Debating Defence and Naval Policy (XVII)

David Perry: While that side debate was going on, Eric Lerhe sent off a letter to the editor of the Ottawa Citizen following up on David Pugiliese's article on arctic security:

“David Pugiliese's recent article is accurate in its assessment that the Canada First Defence Strategy is sending mixed signals about the arctic. Yet that document did get some things right by killing the idea of "heavy naval icebreakers." This proposal was awfully close to trying to improve highway security by having the police drive the snowplows. It looks very impressive but achieves nothing. Its also expensive, puts the wrong people in the wrong job and shifts attention from the fact that what one really needs are more snowplows and more police cars.”

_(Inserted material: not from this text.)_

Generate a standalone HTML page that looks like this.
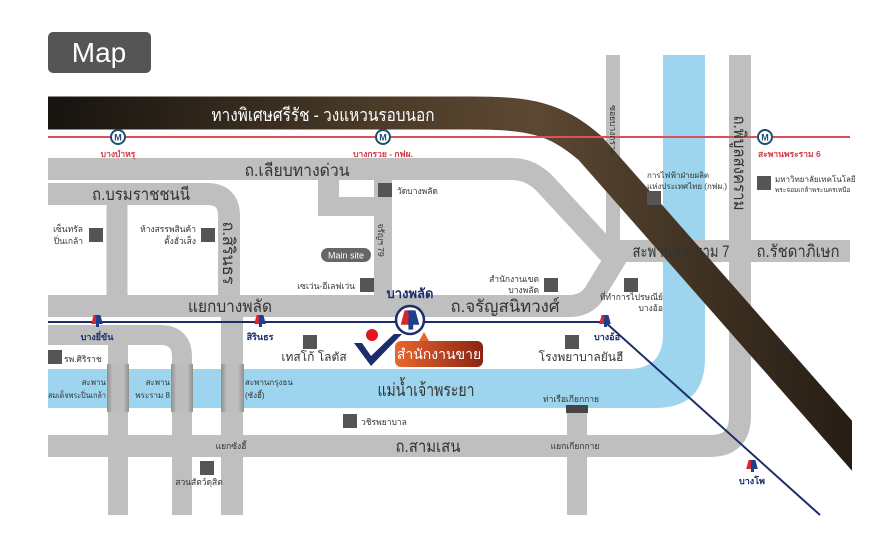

“The navy no longer has any expertise in icebreaking (it stopped doing this 50 years ago); and never had any in maintaining navigational aids, chart making, vessel safety inspections, or vessel traffic management. The Canadian Coast Guard, on the other hand, has no experience in wide area underwater, surface and air surveillance and in building and manning ships that give and take battle damage. Efforts to transfer these tasks back and forth or worse, combine them in one ship, or have the navy man the guns on coast guard ships will be expensive, ineffective and largely designed to avoid spending money on the large number of vessels that are actually needed.”

“Thus the recent defence plan to purchase six naval arctic patrol vessels is very much welcome as long as they are delivered promptly. The Intergovernmental Panel on Climate Change findings suggests this kind of preparation is long overdue in Canada. In addition the navy will have to be closely monitored for its tendency to gold plate. Their model should be the well armed, ice-capable Norwegian Svalbard or Danish Thetis arctic patrol vessels. They should not attempt to mimic our billion dollar frigates.”